Водитель показывает на ярко-желтую маршрутку.
— Танк в посадку и давай стрелять. Мне говорят: «Ложись!» Я: «Та куда, грязно». А я такой в белом, присел и сижу. А тут як гахнуло — я забыл, в чем был, втыснулся в землю...
— Еще и рыть начал, — смеется таксист.
— Ну да. То щас я смеюсь. Хорошо, недолго было. Танк отстрелялся, те вылезли в посадке. Отпустили. Я очнулся, стою под мостом на въезде в Констаху, руки на руле. Думаю, че я тут стою — мне ж в другую сторону. Дома это рассказал, сын смеется — а я сел, чашку водки накатил...
Когда я спрашиваю, кто именно его потянул на передовую, мар-шрутчик только махает рукой и остальная компания единодушно бормочет: «Да все они одинаковые». Лишь потом я вытягиваю из него, что это был «Оплот».

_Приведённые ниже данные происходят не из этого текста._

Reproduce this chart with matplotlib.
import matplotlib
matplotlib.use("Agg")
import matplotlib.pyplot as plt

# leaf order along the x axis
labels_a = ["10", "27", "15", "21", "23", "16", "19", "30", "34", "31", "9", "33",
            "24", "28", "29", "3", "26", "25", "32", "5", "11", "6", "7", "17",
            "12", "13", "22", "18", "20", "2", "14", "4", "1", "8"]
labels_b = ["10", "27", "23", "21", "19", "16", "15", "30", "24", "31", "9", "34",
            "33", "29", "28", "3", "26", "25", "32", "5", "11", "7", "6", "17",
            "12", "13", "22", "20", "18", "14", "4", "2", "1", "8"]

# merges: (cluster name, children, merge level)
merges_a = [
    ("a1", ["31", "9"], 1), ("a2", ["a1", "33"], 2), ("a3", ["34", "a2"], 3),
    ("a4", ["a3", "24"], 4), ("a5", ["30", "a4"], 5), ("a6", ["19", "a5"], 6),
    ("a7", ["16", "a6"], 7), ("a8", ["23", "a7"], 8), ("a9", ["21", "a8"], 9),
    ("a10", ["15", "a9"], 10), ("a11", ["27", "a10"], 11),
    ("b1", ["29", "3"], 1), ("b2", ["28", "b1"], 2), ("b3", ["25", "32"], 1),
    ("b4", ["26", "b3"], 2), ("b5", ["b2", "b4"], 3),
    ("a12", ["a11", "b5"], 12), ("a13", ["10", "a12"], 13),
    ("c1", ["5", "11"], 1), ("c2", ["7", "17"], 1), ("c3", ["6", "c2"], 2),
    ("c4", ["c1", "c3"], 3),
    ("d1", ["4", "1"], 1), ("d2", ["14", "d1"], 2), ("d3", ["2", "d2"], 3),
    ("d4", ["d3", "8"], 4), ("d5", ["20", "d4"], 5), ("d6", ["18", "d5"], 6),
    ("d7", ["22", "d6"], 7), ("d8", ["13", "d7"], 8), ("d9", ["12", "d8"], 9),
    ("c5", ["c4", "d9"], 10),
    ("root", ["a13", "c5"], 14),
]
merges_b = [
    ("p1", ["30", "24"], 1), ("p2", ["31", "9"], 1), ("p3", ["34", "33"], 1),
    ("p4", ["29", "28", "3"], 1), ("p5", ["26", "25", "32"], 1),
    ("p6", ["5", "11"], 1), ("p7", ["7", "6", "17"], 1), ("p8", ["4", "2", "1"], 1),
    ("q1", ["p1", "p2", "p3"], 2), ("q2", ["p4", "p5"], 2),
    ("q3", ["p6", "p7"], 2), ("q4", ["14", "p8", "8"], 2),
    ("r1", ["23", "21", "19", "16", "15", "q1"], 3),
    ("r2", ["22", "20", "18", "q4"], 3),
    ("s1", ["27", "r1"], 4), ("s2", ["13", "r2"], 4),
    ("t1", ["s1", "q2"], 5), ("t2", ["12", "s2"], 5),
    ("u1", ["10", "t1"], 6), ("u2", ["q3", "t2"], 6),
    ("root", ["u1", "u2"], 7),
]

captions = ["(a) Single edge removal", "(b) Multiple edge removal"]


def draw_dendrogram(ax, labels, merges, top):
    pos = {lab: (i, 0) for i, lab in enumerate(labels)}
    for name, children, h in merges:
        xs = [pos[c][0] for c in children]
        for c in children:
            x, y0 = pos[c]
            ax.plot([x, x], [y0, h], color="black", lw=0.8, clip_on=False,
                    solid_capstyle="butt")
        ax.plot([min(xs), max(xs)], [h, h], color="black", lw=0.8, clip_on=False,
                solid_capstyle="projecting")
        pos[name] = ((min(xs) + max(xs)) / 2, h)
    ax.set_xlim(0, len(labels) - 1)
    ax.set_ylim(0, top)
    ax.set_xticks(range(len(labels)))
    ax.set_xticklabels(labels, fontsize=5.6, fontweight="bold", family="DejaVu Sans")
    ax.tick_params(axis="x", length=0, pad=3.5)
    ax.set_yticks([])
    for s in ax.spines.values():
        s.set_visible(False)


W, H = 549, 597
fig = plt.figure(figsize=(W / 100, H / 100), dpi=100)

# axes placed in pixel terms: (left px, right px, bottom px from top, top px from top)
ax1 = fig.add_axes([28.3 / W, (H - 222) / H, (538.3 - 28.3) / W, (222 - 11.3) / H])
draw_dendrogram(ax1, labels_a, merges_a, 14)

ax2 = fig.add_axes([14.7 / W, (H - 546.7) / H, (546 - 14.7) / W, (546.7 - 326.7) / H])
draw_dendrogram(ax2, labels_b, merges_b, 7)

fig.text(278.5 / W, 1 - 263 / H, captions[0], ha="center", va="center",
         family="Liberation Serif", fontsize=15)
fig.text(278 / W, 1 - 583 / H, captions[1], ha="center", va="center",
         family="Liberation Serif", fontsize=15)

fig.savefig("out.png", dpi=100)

Лысый таксист, у которого «мозоль на пальце ноги», тоже рассказывает, как «лежал звездой под плитами» на блокпосту. А 43-летняя женщина-контролер в красной куртке, которая заманивала пассажиров в маршрутки утром, делится своим военным опытом:
— Сначала земля двыгтыть. Мы с невесткой раз уже попадали, то знаем. Идем оцэ с нашими на брусницю, слышу — двыгтыть. Все такие на нас смотрят и смеются — а мы уже с невесткой по брусниці рачки, рачки, рачки.

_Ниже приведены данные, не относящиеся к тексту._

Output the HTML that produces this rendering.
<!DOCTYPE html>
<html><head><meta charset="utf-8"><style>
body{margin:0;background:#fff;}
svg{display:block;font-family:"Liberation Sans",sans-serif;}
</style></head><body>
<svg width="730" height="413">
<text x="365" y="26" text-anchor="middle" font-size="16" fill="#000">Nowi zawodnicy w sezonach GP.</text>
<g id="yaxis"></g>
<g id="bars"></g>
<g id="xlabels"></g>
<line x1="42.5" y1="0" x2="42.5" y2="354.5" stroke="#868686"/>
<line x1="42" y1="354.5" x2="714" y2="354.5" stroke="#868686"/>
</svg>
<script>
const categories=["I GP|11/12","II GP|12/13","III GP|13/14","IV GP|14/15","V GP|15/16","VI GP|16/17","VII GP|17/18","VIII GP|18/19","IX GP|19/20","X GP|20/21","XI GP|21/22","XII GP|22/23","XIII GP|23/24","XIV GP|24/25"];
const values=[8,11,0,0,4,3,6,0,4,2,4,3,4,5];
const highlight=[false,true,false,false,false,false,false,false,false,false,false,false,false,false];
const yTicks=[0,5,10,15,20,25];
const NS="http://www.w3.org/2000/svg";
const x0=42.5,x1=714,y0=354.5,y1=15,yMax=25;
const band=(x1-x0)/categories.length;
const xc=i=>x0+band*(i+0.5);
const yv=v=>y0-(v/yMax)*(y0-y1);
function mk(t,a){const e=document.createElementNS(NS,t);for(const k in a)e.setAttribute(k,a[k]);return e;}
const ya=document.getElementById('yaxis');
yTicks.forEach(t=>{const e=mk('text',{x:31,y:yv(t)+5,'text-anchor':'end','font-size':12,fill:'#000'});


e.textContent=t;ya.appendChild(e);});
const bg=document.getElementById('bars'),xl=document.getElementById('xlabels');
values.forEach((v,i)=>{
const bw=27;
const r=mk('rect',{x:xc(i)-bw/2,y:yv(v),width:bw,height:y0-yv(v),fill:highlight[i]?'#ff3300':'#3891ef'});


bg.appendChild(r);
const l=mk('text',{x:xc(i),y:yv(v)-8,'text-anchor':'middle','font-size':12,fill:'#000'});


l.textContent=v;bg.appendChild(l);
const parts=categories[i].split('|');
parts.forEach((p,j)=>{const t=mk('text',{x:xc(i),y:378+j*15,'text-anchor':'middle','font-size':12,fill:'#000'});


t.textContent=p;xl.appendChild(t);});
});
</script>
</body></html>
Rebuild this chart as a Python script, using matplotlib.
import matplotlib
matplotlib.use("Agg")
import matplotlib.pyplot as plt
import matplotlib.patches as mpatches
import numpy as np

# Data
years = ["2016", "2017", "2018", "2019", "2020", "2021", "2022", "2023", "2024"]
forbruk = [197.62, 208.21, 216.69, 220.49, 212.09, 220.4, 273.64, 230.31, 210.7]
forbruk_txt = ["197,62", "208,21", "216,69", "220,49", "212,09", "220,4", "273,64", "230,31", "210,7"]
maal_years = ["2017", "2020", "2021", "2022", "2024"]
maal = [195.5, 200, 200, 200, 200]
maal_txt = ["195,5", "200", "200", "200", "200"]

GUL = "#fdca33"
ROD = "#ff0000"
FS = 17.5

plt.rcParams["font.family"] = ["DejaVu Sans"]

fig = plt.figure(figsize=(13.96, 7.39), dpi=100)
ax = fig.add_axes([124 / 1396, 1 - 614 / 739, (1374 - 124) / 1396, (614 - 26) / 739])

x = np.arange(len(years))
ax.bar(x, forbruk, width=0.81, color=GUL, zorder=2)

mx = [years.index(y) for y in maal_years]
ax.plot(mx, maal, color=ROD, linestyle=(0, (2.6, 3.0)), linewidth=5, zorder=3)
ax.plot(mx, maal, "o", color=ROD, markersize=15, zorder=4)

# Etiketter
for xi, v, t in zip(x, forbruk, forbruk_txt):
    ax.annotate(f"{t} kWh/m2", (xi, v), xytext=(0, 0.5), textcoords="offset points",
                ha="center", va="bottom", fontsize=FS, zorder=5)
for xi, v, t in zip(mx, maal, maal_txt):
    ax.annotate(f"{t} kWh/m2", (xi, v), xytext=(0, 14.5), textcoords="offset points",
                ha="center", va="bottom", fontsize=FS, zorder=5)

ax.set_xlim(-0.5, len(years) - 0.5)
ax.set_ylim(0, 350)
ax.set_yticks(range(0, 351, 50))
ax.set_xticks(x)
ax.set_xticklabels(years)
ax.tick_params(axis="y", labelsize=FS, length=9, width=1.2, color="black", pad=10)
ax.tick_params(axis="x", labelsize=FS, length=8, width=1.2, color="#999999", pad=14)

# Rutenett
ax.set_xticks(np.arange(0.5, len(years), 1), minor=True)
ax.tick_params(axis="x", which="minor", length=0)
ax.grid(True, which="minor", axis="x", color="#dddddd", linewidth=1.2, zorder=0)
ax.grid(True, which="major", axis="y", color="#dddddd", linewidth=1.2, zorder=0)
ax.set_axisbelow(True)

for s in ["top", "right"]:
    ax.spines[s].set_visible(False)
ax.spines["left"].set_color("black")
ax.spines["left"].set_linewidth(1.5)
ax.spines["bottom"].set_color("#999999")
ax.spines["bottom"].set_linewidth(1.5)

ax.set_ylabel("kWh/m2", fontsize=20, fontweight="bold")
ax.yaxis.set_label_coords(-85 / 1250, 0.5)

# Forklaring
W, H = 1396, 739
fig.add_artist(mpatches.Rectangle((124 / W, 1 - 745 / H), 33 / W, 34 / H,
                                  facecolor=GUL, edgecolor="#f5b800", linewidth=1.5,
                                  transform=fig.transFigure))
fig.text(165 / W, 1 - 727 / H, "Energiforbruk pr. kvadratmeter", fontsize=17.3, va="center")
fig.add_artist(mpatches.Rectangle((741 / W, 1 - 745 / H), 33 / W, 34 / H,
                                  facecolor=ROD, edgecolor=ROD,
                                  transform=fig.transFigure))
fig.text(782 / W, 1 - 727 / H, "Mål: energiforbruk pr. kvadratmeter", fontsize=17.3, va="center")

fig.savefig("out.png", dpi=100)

Мужчины смеются. Женщина в красном заканчивает мысль:
— Остальные только через тридцать секунд, когда рядом гахкать начало, за нами поползли.
Все равно обидно
В пригородных железнодорожных кассах — локальные «мигранты» на небольшие расстояния. Добираются с пересадками. На расписании «Ясиноватая» в качестве конечной станции заклеена надписью «Скотувата» — это последняя подконтрольная украинскому правительству станция.
Украиноязычные бабушки обсуждают вполголоса:
— Яценюк і цей, що в презідіумі сидить, як його?
— Турчинов.
— Так, Турчинов. Хто їх обирав? Да ніхто. Америка да Німеччина назначили.
— Ага.
— А вибори? Їхні, значить, дєйствітєльні, а ці, значить, недєй-ствітєльні? — недоумевают бабушки.
Главная же тема для обсуждений в эти дни, особенно среди старших людей — будут ли платить пенсии на территориях, подконтрольных ДНР.
В электричке на Славянск я подслушиваю разговор немолодых женщин из Ясиноватой, подконтрольной ДНР. Женщины едут в Краматорск переоформлять пенсии. Так делают многие — из подконтрольных ДНР территорий пытаются переоформлять соцвы-платы на Константиновку, Краматорск и другие подконтрольные украинскому правительству города.
— Кіндратівка... — читает название станции бабушка из Ясино-ватой за моей спиной. — Какая между нами и ними разница? Вот почему здесь пенсии получают, а мы нет? Знаете, девочки, что? Ведь ничего от нас не зависит. А все равно обидно.